» Supplied data
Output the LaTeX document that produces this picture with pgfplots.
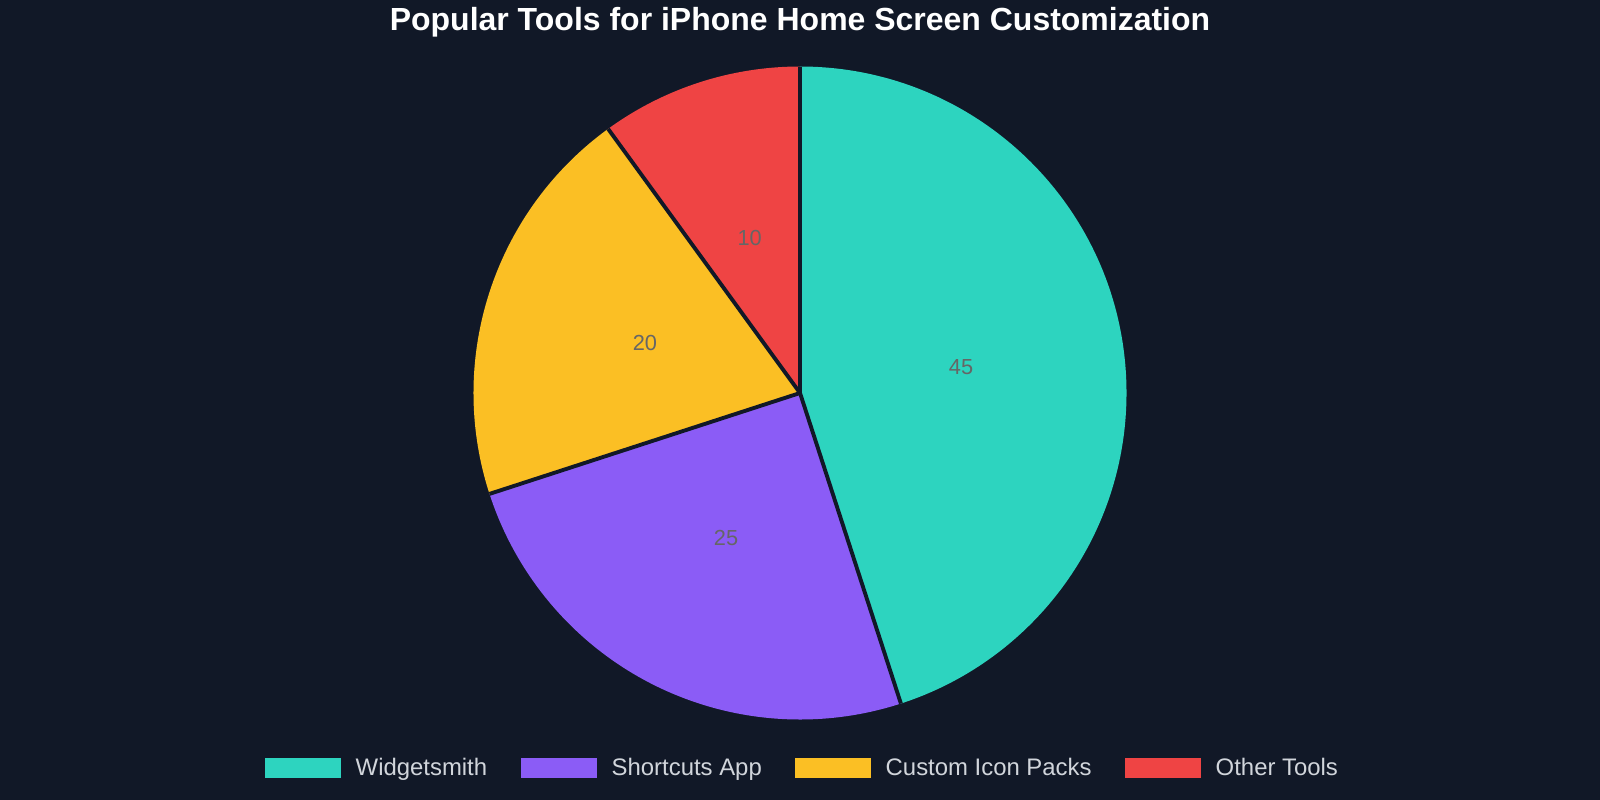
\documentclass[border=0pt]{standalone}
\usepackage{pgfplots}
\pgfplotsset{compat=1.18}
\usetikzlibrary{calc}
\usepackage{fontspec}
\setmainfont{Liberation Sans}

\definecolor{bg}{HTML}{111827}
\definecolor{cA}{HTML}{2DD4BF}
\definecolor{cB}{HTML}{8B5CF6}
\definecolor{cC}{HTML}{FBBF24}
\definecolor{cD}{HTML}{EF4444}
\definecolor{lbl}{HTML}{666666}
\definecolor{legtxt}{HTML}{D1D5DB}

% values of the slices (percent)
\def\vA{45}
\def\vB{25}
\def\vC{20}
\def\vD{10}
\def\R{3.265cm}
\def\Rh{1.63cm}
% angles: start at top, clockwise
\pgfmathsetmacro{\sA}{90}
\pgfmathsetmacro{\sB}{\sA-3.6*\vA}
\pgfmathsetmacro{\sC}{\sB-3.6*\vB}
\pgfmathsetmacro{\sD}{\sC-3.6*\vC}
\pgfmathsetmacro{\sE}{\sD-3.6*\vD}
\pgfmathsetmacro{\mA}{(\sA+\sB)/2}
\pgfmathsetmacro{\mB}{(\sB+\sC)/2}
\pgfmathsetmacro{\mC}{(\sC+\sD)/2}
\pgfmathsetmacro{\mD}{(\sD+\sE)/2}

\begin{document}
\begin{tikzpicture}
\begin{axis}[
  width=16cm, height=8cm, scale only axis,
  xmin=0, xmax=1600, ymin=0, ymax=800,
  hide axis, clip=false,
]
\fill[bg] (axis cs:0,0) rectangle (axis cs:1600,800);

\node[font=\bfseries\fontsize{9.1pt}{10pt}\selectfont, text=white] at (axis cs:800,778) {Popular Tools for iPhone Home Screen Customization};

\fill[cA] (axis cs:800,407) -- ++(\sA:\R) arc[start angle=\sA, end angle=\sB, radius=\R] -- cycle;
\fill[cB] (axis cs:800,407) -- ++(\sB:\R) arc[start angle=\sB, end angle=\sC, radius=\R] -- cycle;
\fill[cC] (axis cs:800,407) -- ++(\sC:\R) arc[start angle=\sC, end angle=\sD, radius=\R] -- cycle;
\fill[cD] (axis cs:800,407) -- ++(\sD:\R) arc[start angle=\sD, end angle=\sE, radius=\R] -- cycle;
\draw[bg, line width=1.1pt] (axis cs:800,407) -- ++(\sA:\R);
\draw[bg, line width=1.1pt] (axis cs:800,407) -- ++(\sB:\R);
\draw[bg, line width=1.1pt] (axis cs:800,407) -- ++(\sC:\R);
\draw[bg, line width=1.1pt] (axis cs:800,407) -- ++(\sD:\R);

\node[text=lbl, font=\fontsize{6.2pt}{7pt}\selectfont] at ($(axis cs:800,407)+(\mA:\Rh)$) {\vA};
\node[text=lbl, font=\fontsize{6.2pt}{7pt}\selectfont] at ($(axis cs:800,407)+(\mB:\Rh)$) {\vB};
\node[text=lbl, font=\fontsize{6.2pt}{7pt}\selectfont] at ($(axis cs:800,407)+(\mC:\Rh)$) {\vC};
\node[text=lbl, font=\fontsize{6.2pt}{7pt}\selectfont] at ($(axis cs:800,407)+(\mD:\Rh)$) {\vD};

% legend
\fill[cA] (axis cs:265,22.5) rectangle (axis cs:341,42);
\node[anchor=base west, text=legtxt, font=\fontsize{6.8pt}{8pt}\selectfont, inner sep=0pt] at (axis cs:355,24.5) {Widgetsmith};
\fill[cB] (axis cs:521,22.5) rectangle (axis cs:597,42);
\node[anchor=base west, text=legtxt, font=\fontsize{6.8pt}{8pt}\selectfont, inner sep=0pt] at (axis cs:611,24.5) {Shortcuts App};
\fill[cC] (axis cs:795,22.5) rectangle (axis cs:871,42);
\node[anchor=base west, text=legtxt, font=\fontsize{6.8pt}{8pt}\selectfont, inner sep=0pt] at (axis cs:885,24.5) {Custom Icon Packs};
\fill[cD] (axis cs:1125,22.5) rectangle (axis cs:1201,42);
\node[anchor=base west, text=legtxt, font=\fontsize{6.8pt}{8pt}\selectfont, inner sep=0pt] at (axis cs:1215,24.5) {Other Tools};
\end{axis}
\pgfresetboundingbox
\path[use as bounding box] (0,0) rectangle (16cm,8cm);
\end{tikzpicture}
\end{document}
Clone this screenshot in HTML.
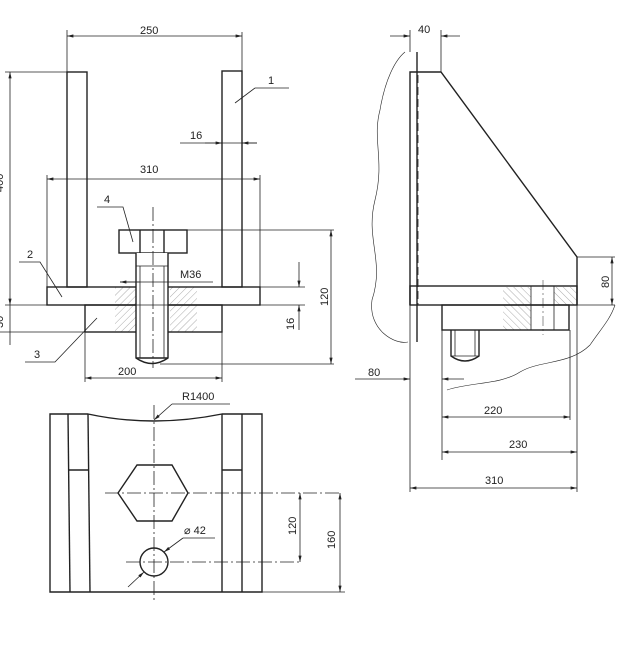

» Task goal
Please take the lines from the beginning of the data above through the line holding "text=white] at (axis" and transcribe them exactly, without any pictures.

» Exercise response
Output the LaTeX document that produces this picture with pgfplots.
\documentclass[border=0pt]{standalone}
\usepackage{pgfplots}
\pgfplotsset{compat=1.18}
\usetikzlibrary{calc}
\usepackage{fontspec}
\setmainfont{Liberation Sans}

\definecolor{bg}{HTML}{111827}
\definecolor{cA}{HTML}{2DD4BF}
\definecolor{cB}{HTML}{8B5CF6}
\definecolor{cC}{HTML}{FBBF24}
\definecolor{cD}{HTML}{EF4444}
\definecolor{lbl}{HTML}{666666}
\definecolor{legtxt}{HTML}{D1D5DB}

% values of the slices (percent)
\def\vA{45}
\def\vB{25}
\def\vC{20}
\def\vD{10}
\def\R{3.265cm}
\def\Rh{1.63cm}
% angles: start at top, clockwise
\pgfmathsetmacro{\sA}{90}
\pgfmathsetmacro{\sB}{\sA-3.6*\vA}
\pgfmathsetmacro{\sC}{\sB-3.6*\vB}
\pgfmathsetmacro{\sD}{\sC-3.6*\vC}
\pgfmathsetmacro{\sE}{\sD-3.6*\vD}
\pgfmathsetmacro{\mA}{(\sA+\sB)/2}
\pgfmathsetmacro{\mB}{(\sB+\sC)/2}
\pgfmathsetmacro{\mC}{(\sC+\sD)/2}
\pgfmathsetmacro{\mD}{(\sD+\sE)/2}

\begin{document}
\begin{tikzpicture}
\begin{axis}[
  width=16cm, height=8cm, scale only axis,
  xmin=0, xmax=1600, ymin=0, ymax=800,
  hide axis, clip=false,
]
\fill[bg] (axis cs:0,0) rectangle (axis cs:1600,800);

\node[font=\bfseries\fontsize{9.1pt}{10pt}\selectfont, text=white] at (axis cs:800,778) {Popular Tools for iPhone Home Screen Customization};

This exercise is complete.